Amelia Frank Vitale
is an Assistant Professor of Anthropology and International Affairs at Princeton University.
An anthropologist of migration and violence in Central America and Mexico, Dr. Frank-Vitale
has documented the dangers facing people migrating across Mexico and the strategies they
develop – including coming together in caravans – to manage those risks and defy restrictions
on movement. Her book, Leave If You Can: Migration and Violence in Bordered Worlds,
examines how Honduran youth navigate life after deportation, illuminating the changing nature
of deportation as a consequence of the externalization of borders and connecting regimes of
mobility control - and the creative ways people challenge them - across scale and space.
Lauren Heidbrink
is a Professor of Human Development at California State University, Long Beach. She is a legal
anthropologist who focuses on the anthropology of childhood and migration in Central America.

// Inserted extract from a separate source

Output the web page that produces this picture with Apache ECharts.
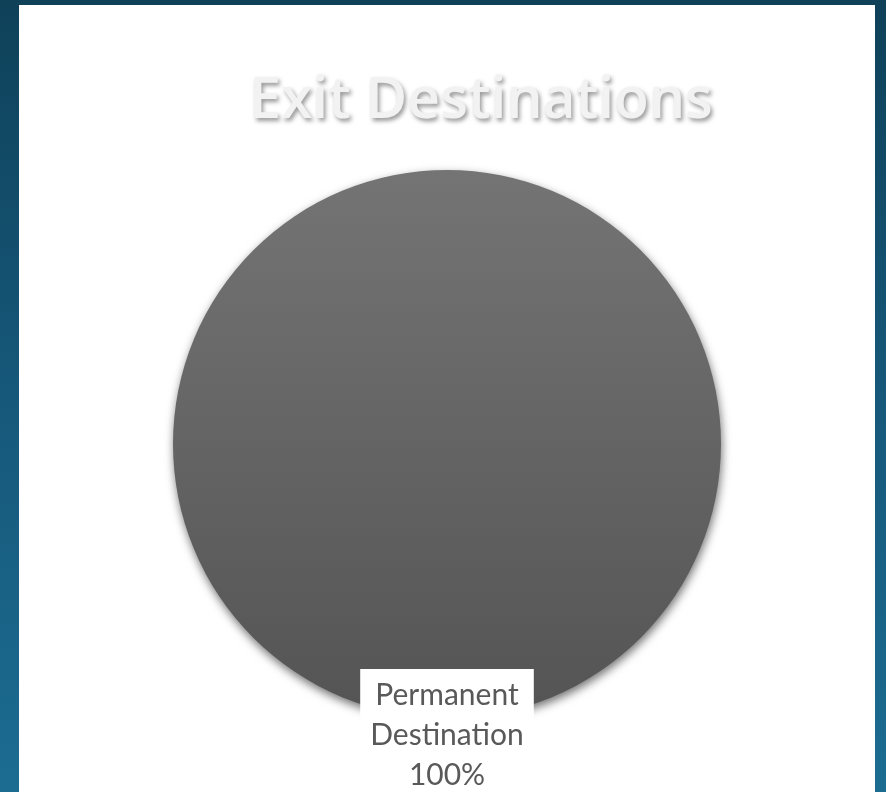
<!DOCTYPE html>
<html>
<head>
<meta charset="utf-8">
<script src="https://cdn.jsdelivr.net/npm/echarts@6/dist/echarts.min.js"></script>
<style>
  html, body { margin: 0; padding: 0; width: 886px; height: 792px; overflow: hidden; }
  body { background: linear-gradient(to bottom, #0f4159 0%, #16587a 50%, #1c6c92 100%); position: relative; }
  #panel { position: absolute; left: 19px; top: 5px; width: 856px; height: 787px; background: #ffffff; }
  #chart { width: 100%; height: 100%; }
</style>
</head>
<body>
<div id="panel"><div id="chart"></div></div>
<script>
// Exit destination shares
const categories = ['Permanent Destination'];
const shares = [100];

const chart = echarts.init(document.getElementById('chart'), null, { renderer: 'canvas' });

const pieData = categories.map((name, i) => ({ name: name, value: shares[i] }));

chart.setOption({
  animation: false,
  title: {
    text: 'Exit Destinations',
    left: 457,
    top: 63,
    textAlign: 'center',
    textStyle: {
      fontFamily: 'Open Sans',
      fontWeight: 600,
      fontSize: 57,
      color: '#f2f2f2',
      textShadowColor: 'rgba(0,0,0,0.4)',
      textShadowBlur: 4,
      textShadowOffsetX: 2,
      textShadowOffsetY: 3
    }
  },
  series: [{
    type: 'pie',
    center: [428, 439],
    radius: 274,
    startAngle: 90,
    clockwise: true,
    data: pieData,
    itemStyle: {
      color: new echarts.graphic.LinearGradient(0, 0, 0, 1, [
        { offset: 0, color: '#747474' },
        { offset: 1, color: '#545454' }
      ]),
      shadowColor: 'rgba(0,0,0,0.55)',
      shadowBlur: 10,
      shadowOffsetX: 1,
      shadowOffsetY: 4
    },
    label: {
      show: true,
      position: 'center',
      formatter: function (p) { return p.name.replace(' ', '\n') + '\n' + p.value + '%'; },
      fontFamily: 'Lato',
      fontSize: 30,
      lineHeight: 40,
      color: '#595959',
      backgroundColor: '#ffffff',
      padding: [6, 10, 6, 10],
      align: 'center'
    },
    labelLine: { show: false },
    // Pull the label down so it straddles the bottom rim of the pie
    labelLayout: function (params) {
      const sector = params.rect;
      const lab = params.labelRect;
      const targetTop = sector.y + sector.height - 49;
      return { dy: targetTop - lab.y };
    }
  }]
});
</script>
</body>
</html>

Her first book, Migrant Youth, Transnational Families, and the State: Care and Contested Interests,
examines the experiences of migrant children in U.S. federal facilities for unaccompanied children and
following release. Her second book Migranthood: Youth in a New Era of Deportation traces the impacts
of the securitization of development on Indigenous Guatemalan youth following deportation from the U.S.
and Mexico.
Dr. Heidbrink is co-founder and editor of Youth Circulations, a nexus for research, art and activism
examining the real and imagined circulations of global youth. She is cofounder and editor of Pressing
Issues in Latin America. She serves on the Editorial Board for NYU Press’ Critical Perspectives on Youth
Series, Board President of Colectivo Vida Digna-Guatemala, and on the steering committee for Anthropologist
Action Network for Immigrants and Refugees. She frequently serves as a country conditions expert in U.S.
immigration proceedings.
Luis Guaman
is a senior majoring in Political Science at Princeton University. He is interested in examining the
political implications of the Latine immigrant experience in the United States. He is currently applying
for doctoral programs in Political Science, aspiring to become a professor who pursues rigorous
interdisciplinary scholarship and mentors the next generation of academics.